*Stored entries*.
##########
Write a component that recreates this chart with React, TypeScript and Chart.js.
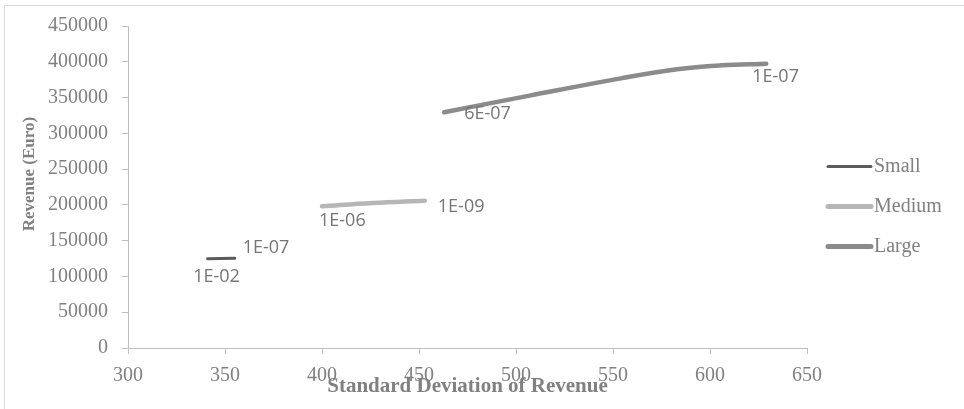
import React, { useEffect, useRef } from "react";
import { Chart, registerables } from "chart.js";
Chart.register(...registerables);

// ---- data ----
const seriesNames = ["Small", "Medium", "Large"];
const smallX = [341, 355];
const smallY = [124800, 125300];
const mediumX = [400, 426, 453];
const mediumY = [198000, 202600, 205900];
const largeX = [463, 507, 554, 583, 606, 629];
const largeY = [329500, 352700, 376800, 389500, 395000, 397400];
const smallLabels = ["1E-02", "1E-07"];
const mediumLabels = ["1E-06", "1E-09"];
const largeLabels = ["6E-07", "1E-07"];
const xMin = 300, xMax = 650, xStep = 50;
const yMin = 0, yMax = 450000, yStep = 50000;
const xTitle = "Standard Deviation of Revenue";
const yTitle = "Revenue (Euro)";

// ---- styles ----
const colors = ["#5b5b5b", "#b6b6b8", "#8b8b8d"];
const widths = [3, 4.5, 4.5];
const legendWidths = [3, 5, 5];
const labelOffsets = [
  [{ dx: 9, dy: 18, align: "center" }, { dx: 8, dy: -10, align: "left" }],
  [{ dx: -3, dy: 15, align: "left" }, { dx: 13, dy: 6, align: "left" }],
  [{ dx: 20, dy: 2, align: "left" }, { dx: -14, dy: 13, align: "left" }],
];
const grey = "#808080";
const axisGrey = "#bfbfbf";
const serif = "'Liberation Serif', serif";

const zip = (xs: number[], ys: number[]) => xs.map((x, i) => ({ x, y: ys[i] }));

const allLabels = [smallLabels, mediumLabels, largeLabels];

const extrasPlugin = {
  id: "extras",
  afterDatasetsDraw(chart: any) {
    const ctx = chart.ctx;
    const area = chart.chartArea;
    ctx.save();
    // data labels
    ctx.font = "18px 'Open Sans', sans-serif";
    ctx.fillStyle = "#757575";
    ctx.textBaseline = "middle";
    chart.data.datasets.forEach((ds: any, di: number) => {
      const meta = chart.getDatasetMeta(di);
      const pts = meta.data;
      const labs = allLabels[di];
      const idxs = [0, pts.length - 1];
      idxs.forEach((pi, k) => {
        const p = pts[pi];
        const o = labelOffsets[di][k];
        ctx.textAlign = o.align;
        ctx.fillText(labs[k], p.x + o.dx, p.y + o.dy);
      });
    });
    // y title
    ctx.save();
    ctx.font = "bold 17px " + serif;
    ctx.fillStyle = grey;
    ctx.textAlign = "center";
    ctx.textBaseline = "middle";
    ctx.translate(area.left - 98, area.top + area.height * 0.46);
    ctx.rotate(-Math.PI / 2);
    ctx.fillText(yTitle, 0, 0);
    ctx.restore();
    // legend
    const lx = area.right + 21;
    const cy = chart.height / 2 + 2;
    ctx.font = "20px " + serif;
    ctx.textAlign = "left";
    ctx.textBaseline = "middle";
    seriesNames.forEach((name, i) => {
      const y = cy + (i - 1) * 40;
      ctx.beginPath();
      ctx.strokeStyle = colors[i];
      ctx.lineWidth = legendWidths[i];
      ctx.lineCap = "round";
      ctx.moveTo(lx, y);
      ctx.lineTo(lx + 43, y);
      ctx.stroke();
      ctx.fillStyle = grey;
      ctx.fillText(name, lx + 46, y);
    });
    ctx.restore();
  },
};

export default function App() {
  const ref = useRef<HTMLCanvasElement>(null);
  useEffect(() => {
    document.body.style.margin = "0";
    const chart = new Chart(ref.current!, {
      type: "scatter",
      data: {
        datasets: [
          { label: seriesNames[0], data: zip(smallX, smallY) },
          { label: seriesNames[1], data: zip(mediumX, mediumY) },
          { label: seriesNames[2], data: zip(largeX, largeY) },
        ].map((d, i) => ({
          ...d,
          showLine: true,
          borderColor: colors[i],
          backgroundColor: colors[i],
          borderWidth: widths[i],
          borderCapStyle: "round",
          borderJoinStyle: "round",
          pointRadius: 0,
          pointHoverRadius: 0,
          tension: 0.4,
        })),
      },
      options: {
        animation: false,
        responsive: false,
        maintainAspectRatio: false,
        events: [],
        layout: { padding: { left: 20, top: 23, right: 157, bottom: 10 } },
        plugins: { legend: { display: false }, tooltip: { enabled: false } },
        scales: {
          x: {
            type: "linear",
            min: xMin,
            max: xMax,
            afterFit: (s: any) => { s.height = 51; },
            ticks: {
              stepSize: xStep,
              padding: 10,
              color: grey,
              font: { family: serif, size: 20 },
              maxRotation: 0,
              callback: (v: any) => String(v),
            },
            grid: { drawOnChartArea: false, drawTicks: true, tickLength: 6, color: axisGrey, lineWidth: 1 },
            border: { color: axisGrey, width: 1 },
            title: {
              display: true,
              text: xTitle,
              color: grey,
              font: { family: serif, size: 21, weight: "bold" },
              padding: 0,
            },
          },
          y: {
            type: "linear",
            min: yMin,
            max: yMax,
            afterFit: (s: any) => { s.width = 108; },
            ticks: {
              stepSize: yStep,
              padding: 14,
              color: grey,
              font: { family: serif, size: 20 },
              callback: (v: any) => String(v),
            },
            grid: { drawOnChartArea: false, drawTicks: true, tickLength: 6, color: axisGrey, lineWidth: 1 },
            border: { color: axisGrey, width: 1 },
          },
        },
      },
      plugins: [extrasPlugin],
    } as any);
    return () => chart.destroy();
  }, []);
  return (
    <div style={{ position: "relative", width: 964, height: 409, background: "#fff", overflow: "hidden" }}>
      <div
        style={{
          position: "absolute",
          left: 4,
          top: 5,
          width: 970,
          height: 420,
          borderLeft: "1.5px solid #d9d9d9",
          borderTop: "1.5px solid #d9d9d9",
          boxSizing: "border-box",
        }}
      />
      <canvas ref={ref} width={964} height={409} style={{ position: "absolute", left: 0, top: 0, display: "block" }} />
    </div>
  );
}
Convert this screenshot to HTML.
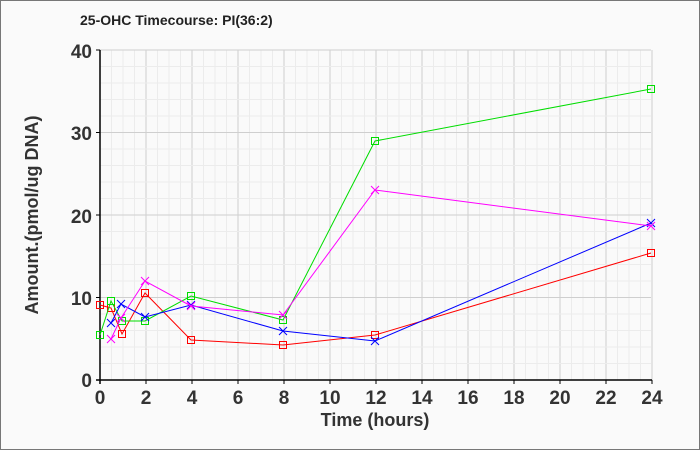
<!DOCTYPE html><html><head><style>body{margin:0;background:#fafafa}svg{display:block}text{font-family:"Liberation Sans",sans-serif;font-weight:bold}</style></head><body>
<svg width="700" height="450" xmlns="http://www.w3.org/2000/svg">
<rect x="0.5" y="0.5" width="699" height="449" fill="#fafafa" stroke="#777"/>
<text x="80" y="25" font-size="14" fill="#222">25-OHC Timecourse: PI(36:2)</text>
<g id="g"></g>
<line x1="100" y1="50" x2="100" y2="384" stroke="#000" stroke-width="1.5"/>
<line x1="96" y1="380" x2="652" y2="380" stroke="#000" stroke-width="1.5"/>
<g font-size="19" fill="#333" text-anchor="end">
<text x="92" y="387">0</text><text x="92" y="305">10</text><text x="92" y="223">20</text><text x="92" y="140">30</text><text x="92" y="58">40</text></g>
<g id="xl" font-size="19" fill="#333" text-anchor="middle"></g>
<text x="375" y="426" font-size="18" fill="#333" text-anchor="middle">Time (hours)</text>
<text transform="translate(38,215) rotate(-90)" font-size="18" fill="#333" text-anchor="middle">Amount.(pmol/ug DNA)</text>
<g id="d" fill="none" stroke-width="1"></g>
</svg>
<script>
var ns="http://www.w3.org/2000/svg",g=document.getElementById('g'),s='';
for(var i=1;i<=48;i++){var x=100+i*11.5;s+='<line x1="'+x+'" y1="50" x2="'+x+'" y2="380" stroke="'+(i%4?'#ececec':'#cfcfcf')+'"/>';}
for(var j=1;j<=20;j++){var y=380-j*16.5;s+='<line x1="100" y1="'+y+'" x2="651" y2="'+y+'" stroke="'+(j%5?'#ececec':'#cfcfcf')+'"/>';}
for(var i=0;i<=12;i++){var x=100+i*46;s+='<line x1="'+x+'" y1="380" x2="'+x+'" y2="384" stroke="#000"/>';}
for(var j=0;j<=4;j++){var y=380-j*82.5;s+='<line x1="96" y1="'+y+'" x2="100" y2="'+y+'" stroke="#000"/>';}
g.innerHTML=s;
var xl='';for(var i=0;i<=12;i++)xl+='<text x="'+(100+i*46)+'" y="404">'+(i*2)+'</text>';document.getElementById('xl').innerHTML=xl;
var S=[
['#f00','s',[[100,305],[111,308],[122,334],[145,293],[191,340],[283,345],[375,335],[651,253]]],
['#0d0','s',[[100,335],[111,301],[122,321],[145,321],[191,296],[283,320],[375,141],[651,89]]],
['#00f','x',[[111,323],[121,304],[145,317],[191,305],[283,331],[375,341],[651,223]]],
['#f0f','x',[[111,339],[121,318],[145,281],[191,306],[283,315],[375,190],[651,226]]]];
var d='';S.forEach(function(a){d+='<polyline stroke="'+a[0]+'" points="'+a[2].map(function(p){return p.join(',')}).join(' ')+'"/>';
a[2].forEach(function(p){if(a[1]=='s')d+='<rect x="'+(p[0]-3.5)+'" y="'+(p[1]-3.5)+'" width="7" height="7" stroke="'+a[0]+'"/>';else d+='<path d="M'+(p[0]-4)+' '+(p[1]-4)+'l8 8M'+(p[0]-4)+' '+(p[1]+4)+'l8 -8" stroke="'+a[0]+'"/>';});});
document.getElementById('d').innerHTML=d;
</script></body></html>
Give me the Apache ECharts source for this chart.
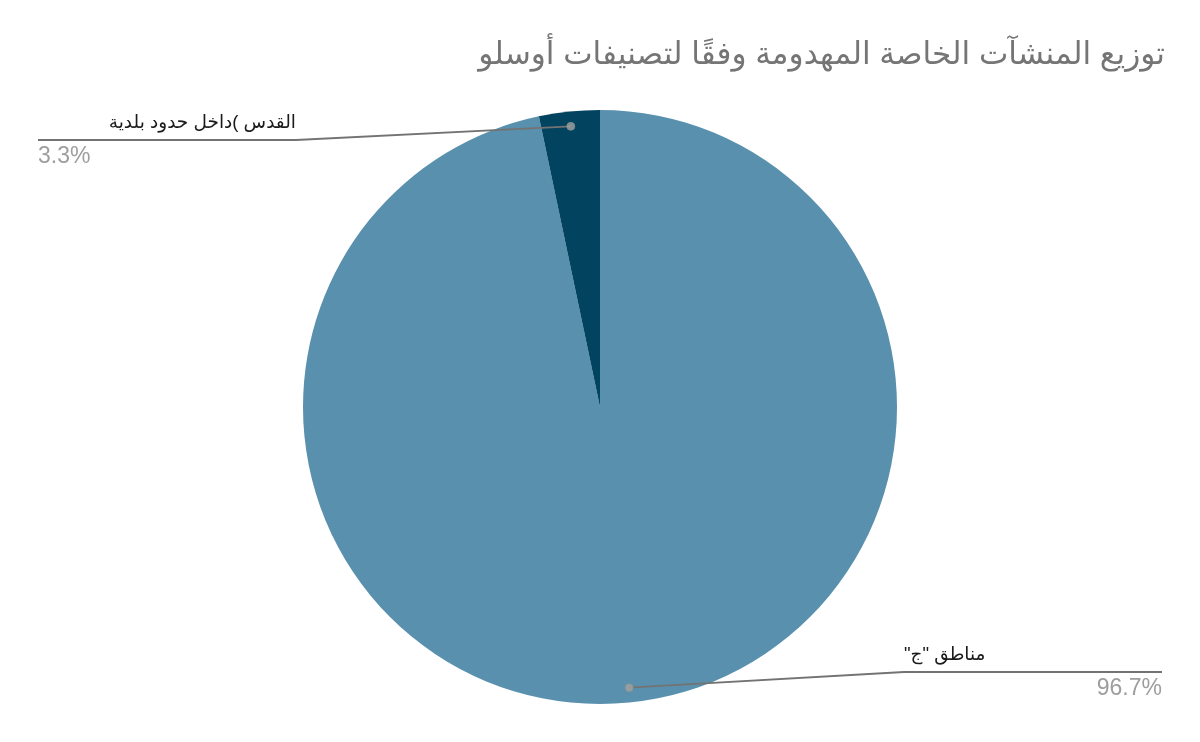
<!DOCTYPE html>
<html>
<head>
<meta charset="utf-8">
<script src="https://cdn.jsdelivr.net/npm/echarts@6/dist/echarts.min.js"></script>
<style>
  html, body { margin: 0; padding: 0; background: #ffffff; }
  #chart { width: 1200px; height: 742px; }
</style>
</head>
<body>
<div id="chart"></div>
<script>
// ---- data ----
const titleText = 'توزيع المنشآت الخاصة المهدومة وفقًا لتصنيفات أوسلو';
const categories = ['مناطق "ج"', 'القدس (داخل حدود بلدية'];
const values = [96.7, 3.3];
const colors = ['#5890ae', '#02435f'];

// ---- layout constants ----
const CX = 600, CY = 407, R = 297;
const DOT_R = 0.95;            // dot sits at 95% of radius
const LEFT_EDGE = 38, RIGHT_EDGE = 1162, LABEL_W = 258;
const LEFT_Y = 140, RIGHT_Y = 672;
const FONT = 'Arial, "Liberation Sans", "DejaVu Sans", sans-serif';

// render as an RTL isolate; keep the parenthesis unmirrored as in the reference
function rtlVisual(s) {
  return '\u2067' + s.replace(/\(/g, '\u200E(\u200E') + '\u2069';
}

const total = values.reduce((a, b) => a + b, 0);
// cumulative mid positions (in percent of the circle) for the dots
let acc = 0;
const mids = values.map(v => { const m = acc + v / 2; acc += v; return (m / total) * 100; });

const pieData = categories.map((c, i) => ({ name: c, value: values[i], itemStyle: { color: colors[i] } }));
const labelData = categories.map((c, i) => ({
  name: c, value: values[i],
  label: {
    rich: {
      name: { align: (mids[i] > 50) ? 'right' : 'left' },
      pct: { align: (mids[i] > 50) ? 'left' : 'right' }
    }
  }
}));
const dotData = mids.map(m => [DOT_R, m]);

const chart = echarts.init(document.getElementById('chart'), null, { renderer: 'canvas' });
chart.setOption({
  backgroundColor: '#ffffff',
  animation: false,
  title: {
    text: titleText,
    right: 30,
    top: 35,
    textStyle: { fontFamily: FONT, fontSize: 31.2, fontWeight: 'normal', color: '#757575' }
  },
  polar: { center: [CX, CY], radius: R },
  angleAxis: { type: 'value', min: 0, max: 100, startAngle: 90, clockwise: true, show: false },
  radiusAxis: { type: 'value', min: 0, max: 1, show: false },
  series: [
    {
      type: 'pie',
      z: 2,
      center: [CX, CY],
      radius: [0, R],
      startAngle: 90,
      clockwise: true,
      silent: true,
      data: pieData,
      itemStyle: { borderWidth: 0 },
      label: { show: false },
      labelLine: { show: false }
    },
    {
      // transparent overlay pie that carries labels and leader lines above the slices
      type: 'pie',
      z: 4,
      center: [CX, CY],
      radius: [0, R],
      startAngle: 90,
      clockwise: true,
      avoidLabelOverlap: false,
      silent: true,
      data: labelData,
      itemStyle: { color: 'rgba(0,0,0,0)', borderWidth: 0 },
      label: {
        show: true,
        position: 'outside',
        width: LABEL_W,
        formatter: function (p) {
          return '{name|' + rtlVisual(p.name) + '}\n{pct|' + p.percent.toFixed(1) + '%}';
        },
        rich: {
          name: { fontFamily: FONT, fontSize: 18.5, color: '#1a1a1a', lineHeight: 34 },
          pct: { fontFamily: FONT, fontSize: 23, color: '#9e9e9e', lineHeight: 34 }
        }
      },
      labelLine: { show: true, length: 10, length2: 10, lineStyle: { color: '#737373', width: 1.8 } },
      labelLayout: function (params) {
        const p0 = params.labelLinePoints[0];
        const dot = [CX + DOT_R * (p0[0] - CX), CY + DOT_R * (p0[1] - CY)];
        const left = p0[0] < CX;
        const y = left ? LEFT_Y : RIGHT_Y;
        const x = left ? LEFT_EDGE : RIGHT_EDGE - LABEL_W;
        const elbow = left ? LEFT_EDGE + LABEL_W : RIGHT_EDGE - LABEL_W;
        const edge = left ? LEFT_EDGE : RIGHT_EDGE;
        return {
          x: x, y: y, align: 'left', verticalAlign: 'middle',
          labelLinePoints: [dot, [elbow, y], [edge, y]]
        };
      }
    },
    {
      type: 'scatter',
      coordinateSystem: 'polar',
      silent: true,
      symbol: 'circle',
      symbolSize: 8,
      z: 6,
      itemStyle: { color: '#a3a3a3', borderColor: '#8f8f8f', borderWidth: 0.8 },
      data: dotData
    }
  ]
});
</script>
</body>
</html>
##########
*The task*. Transcribe, from the records above, the first line and every line after it up to and including the line with "const allLabels = [smallLabels, mediumLabels, largeLabels];"; omit pictures.

*Solution to the problem*.
Write a component that recreates this chart with React, TypeScript and Chart.js.
import React, { useEffect, useRef } from "react";
import { Chart, registerables } from "chart.js";
Chart.register(...registerables);

// ---- data ----
const seriesNames = ["Small", "Medium", "Large"];
const smallX = [341, 355];
const smallY = [124800, 125300];
const mediumX = [400, 426, 453];
const mediumY = [198000, 202600, 205900];
const largeX = [463, 507, 554, 583, 606, 629];
const largeY = [329500, 352700, 376800, 389500, 395000, 397400];
const smallLabels = ["1E-02", "1E-07"];
const mediumLabels = ["1E-06", "1E-09"];
const largeLabels = ["6E-07", "1E-07"];
const xMin = 300, xMax = 650, xStep = 50;
const yMin = 0, yMax = 450000, yStep = 50000;
const xTitle = "Standard Deviation of Revenue";
const yTitle = "Revenue (Euro)";

// ---- styles ----
const colors = ["#5b5b5b", "#b6b6b8", "#8b8b8d"];
const widths = [3, 4.5, 4.5];
const legendWidths = [3, 5, 5];
const labelOffsets = [
  [{ dx: 9, dy: 18, align: "center" }, { dx: 8, dy: -10, align: "left" }],
  [{ dx: -3, dy: 15, align: "left" }, { dx: 13, dy: 6, align: "left" }],
  [{ dx: 20, dy: 2, align: "left" }, { dx: -14, dy: 13, align: "left" }],
];
const grey = "#808080";
const axisGrey = "#bfbfbf";
const serif = "'Liberation Serif', serif";

const zip = (xs: number[], ys: number[]) => xs.map((x, i) => ({ x, y: ys[i] }));

const allLabels = [smallLabels, mediumLabels, largeLabels];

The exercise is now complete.